Usually, people “wake up” to financial planning in their middle years, when they have a fair amount of money saved up and the number of decades ahead seems to be balanced against the decades that have passed.
Is it time to do some financial planning in your life? Here are five signs that it would be a good idea to engage your money a bit more seriously and some tools to help you put any nagging concerns to rest.
The five signs, in rough age order, are:
1) For the first time, you make more money than you spend
When you’re young, paychecks seem to flit by, comically small and eaten up by taxes and Social Security. Unless you spend heedlessly, however, you eventually will find a few hundred bucks a month unencumbered. Get thee straight to human resources and open that 401k! Retirement planning is probably not on your radar just yet, but after a few years those savings will pile up.
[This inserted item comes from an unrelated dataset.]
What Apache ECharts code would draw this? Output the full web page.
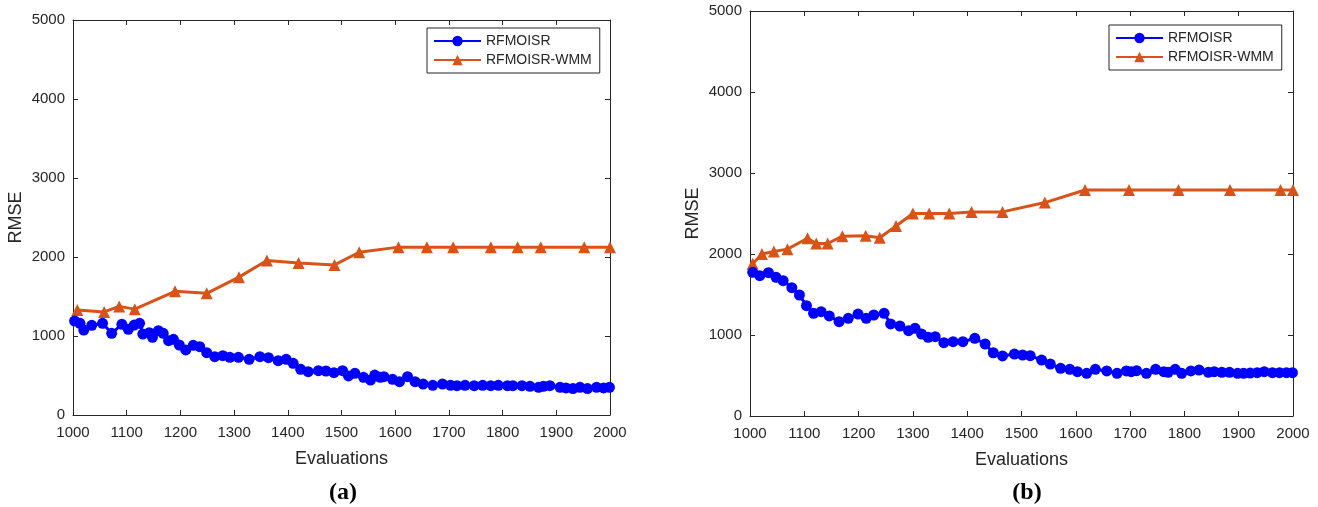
<!DOCTYPE html>
<html>
<head>
<meta charset="utf-8">
<script src="https://cdn.jsdelivr.net/npm/echarts@6/dist/echarts.min.js"></script>
<style>
html,body{margin:0;padding:0;background:#fff;}
#chart{width:1318px;height:507px;}
</style>
</head>
<body>
<div id="chart"></div>
<script>
// ---- data ----
var seriesNames = ['RFMOISR', 'RFMOISR-WMM'];
var xTicks = [1000, 1100, 1200, 1300, 1400, 1500, 1600, 1700, 1800, 1900, 2000];
var yTicks = [0, 1000, 2000, 3000, 4000, 5000];

// Panel (a)
var aBlueX = [1003,1013,1020,1035,1055,1072,1091,1103,1114,1124,1130,1142,1148,1159,1168,1178,1187,1198,1210,1224,1236,1249,1264,1279,1292,1308,1328,1348,1364,1382,1397,1410,1424,1438,1457,1471,1486,1502,1513,1525,1541,1554,1562,1572,1579,1595,1608,1623,1637,1652,1670,1688,1703,1715,1730,1747,1763,1778,1792,1809,1819,1836,1851,1867,1876,1888,1907,1918,1931,1944,1958,1975,1988,1999];
var aBlueY = [1190,1160,1075,1135,1160,1034,1148,1085,1139,1160,1025,1042,984,1067,1034,941,958,886,823,882,865,789,738,751,730,730,705,738,726,687,705,654,578,548,561,557,536,561,494,528,477,443,506,477,485,452,422,485,422,392,376,392,376,371,376,371,376,371,376,371,371,371,363,350,363,371,350,342,334,350,334,350,342,350];
var aOrangeX = [1008,1058,1086,1115,1190,1249,1309,1361,1420,1487,1533,1606,1659,1708,1778,1828,1871,1952,2000];
var aOrangeY = [1330,1305,1375,1340,1565,1540,1745,1955,1925,1900,2060,2125,2125,2125,2125,2125,2125,2125,2125];

// Panel (b)
var bBlueX = [1005,1018,1034,1048,1061,1077,1091,1104,1117,1131,1146,1164,1181,1199,1214,1228,1247,1259,1276,1292,1304,1316,1328,1341,1357,1374,1392,1414,1433,1448,1465,1487,1502,1516,1537,1553,1572,1589,1603,1620,1636,1657,1676,1693,1702,1712,1730,1747,1762,1770,1783,1795,1812,1827,1844,1855,1869,1883,1898,1909,1921,1934,1947,1962,1975,1988,1999];
var bBlueY = [1774,1732,1769,1712,1670,1584,1494,1362,1268,1288,1235,1165,1206,1259,1206,1247,1268,1136,1111,1053,1082,1012,971,979,905,917,917,959,889,781,741,765,753,745,691,642,588,576,547,527,576,556,527,556,547,560,527,576,547,539,576,527,556,568,539,547,539,539,527,527,530,535,547,535,535,535,535];
var bOrangeX = [1005,1022,1044,1069,1106,1122,1143,1170,1213,1239,1269,1300,1330,1367,1408,1465,1543,1617,1698,1789,1884,1977,2000];
var bOrangeY = [1880,2000,2030,2060,2195,2130,2130,2220,2225,2200,2345,2500,2500,2500,2520,2520,2635,2790,2790,2790,2790,2790,2790];

// ---- build ----
function zip(xs, ys){ var o=[]; for(var i=0;i<xs.length;i++) o.push([xs[i], ys[i]]); return o; }
var FONT = '"Liberation Sans", Arial, sans-serif';
var AX = '#262626';
var BLUE = '#0000FF', ORANGE = '#D95319';
function plain(v){ return String(v); }

function xAxisDef(gi, pos, showLabels, name){
  return {
    type:'value', gridIndex:gi, position:pos,
    min:xTicks[0], max:xTicks[xTicks.length-1], interval:xTicks[1]-xTicks[0],
    name: name || '', nameLocation:'middle', nameGap:35,
    nameTextStyle:{fontFamily:FONT, fontSize:18, color:AX},
    axisLine:{show:true, onZero:false, lineStyle:{color:AX, width:1}},
    axisTick:{show:true, inside:true, length:5, lineStyle:{color:AX}},
    axisLabel:{show:showLabels, fontFamily:FONT, fontSize:15, color:AX, margin:10, formatter:plain},
    splitLine:{show:false}
  };
}
function yAxisDef(gi, pos, showLabels, name){
  return {
    type:'value', gridIndex:gi, position:pos,
    min:yTicks[0], max:yTicks[yTicks.length-1], interval:yTicks[1]-yTicks[0],
    name: name || '', nameLocation:'middle', nameGap:48,
    nameTextStyle:{fontFamily:FONT, fontSize:18, color:AX},
    axisLine:{show:true, onZero:false, lineStyle:{color:AX, width:1}},
    axisTick:{show:true, inside:true, length:5, lineStyle:{color:AX}},
    axisLabel:{show:showLabels, fontFamily:FONT, fontSize:15, color:AX, margin:8, formatter:plain},
    splitLine:{show:false}
  };
}
function lineSeries(name, data, xi, yi, color, symbol, size){
  return {
    type:'line', name:name, data:data, xAxisIndex:xi, yAxisIndex:yi,
    symbol:symbol, symbolSize:size, showSymbol:true,
    lineStyle:{color:color, width:3},
    itemStyle:{color:color},
    animation:false
  };
}
function legendDef(left, top){
  return {
    data:seriesNames, orient:'vertical', left:left, top:top,
    itemWidth:47, itemHeight:13, itemGap:5,
    padding:[6,8,6,6],
    borderColor:AX, borderWidth:1, backgroundColor:'#fff',
    textStyle:{fontFamily:FONT, fontSize:14, color:AX},
    selectedMode:false
  };
}

var option = {
  backgroundColor:'#fff',
  animation:false,
  title:[
    {text:'(a)', left:338, top:476, textAlign:'center',
     textStyle:{fontFamily:'"Liberation Serif", "Times New Roman", serif', fontWeight:'bold', fontSize:24, color:'#000'}},
    {text:'(b)', left:1022, top:476, textAlign:'center',
     textStyle:{fontFamily:'"Liberation Serif", "Times New Roman", serif', fontWeight:'bold', fontSize:24, color:'#000'}}
  ],
  legend:[legendDef(427, 28), legendDef(1109, 25)],
  grid:[
    {left:73, top:20, width:537, height:395, containLabel:false},
    {left:750, top:11, width:543, height:405, containLabel:false}
  ],
  xAxis:[
    xAxisDef(0,'bottom',true,'Evaluations'),
    xAxisDef(0,'top',false),
    xAxisDef(1,'bottom',true,'Evaluations'),
    xAxisDef(1,'top',false)
  ],
  yAxis:[
    yAxisDef(0,'left',true,'RMSE'),
    yAxisDef(0,'right',false),
    yAxisDef(1,'left',true,'RMSE'),
    yAxisDef(1,'right',false)
  ],
  series:[
    lineSeries(seriesNames[1], zip(aOrangeX,aOrangeY), 0, 0, ORANGE, 'triangle', 12),
    lineSeries(seriesNames[0], zip(aBlueX,aBlueY), 0, 0, BLUE, 'circle', 11),
    lineSeries(seriesNames[1], zip(bOrangeX,bOrangeY), 2, 2, ORANGE, 'triangle', 12),
    lineSeries(seriesNames[0], zip(bBlueX,bBlueY), 2, 2, BLUE, 'circle', 11)
  ]
};
var chart = echarts.init(document.getElementById('chart'), null, {renderer:'canvas'});
chart.setOption(option);
</script>
</body>
</html>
2) You get married or otherwise share your life
A lot of people think marriage is a big commitment. It is, but buying a house with another person is an equally large and complicated undertaking. Kids, too, bring with them a major load of spending and planning problems. Schools, vacation, sports and pastimes. If you don’t have some financial planning books on your shelf by now, get cracking!
3) You begin to worry about others
Getting fired or laid off from a job is stressful, yet people often can make do. But what would happen to your significant other if you simply didn’t come home? A car accident would be heartbreaking news for your spouse, but then he or she has to pick up the financial pieces and might face dramatically different circumstances. Insurance as a financial planning tool is very important.
4) Your investments start to weigh on you
When you’re young and accumulating money in retirement accounts, it’s pretty easy to ignore the stock market. And you probably should. Once you get to the final 10 or 15 years of your career arc, the specter of a potential loss can be difficult to ignore. Financial planning for retirement is now front and center.
5) Retirement choices beckon
Once you get over the hump of the middle years of saving and investing, it should be time to kick back and indulge a bit. You will nevertheless have to continue to manage your money prudently in retirement and do planning to benefit heirs or charities you admire. Long-term care and health concerns also will crop up.
Nobody “loves” financial planning, except perhaps people in the business. But you really should engage the topic head-on and ahead of your needs to avoid turning simple decisions into unnecessary panic.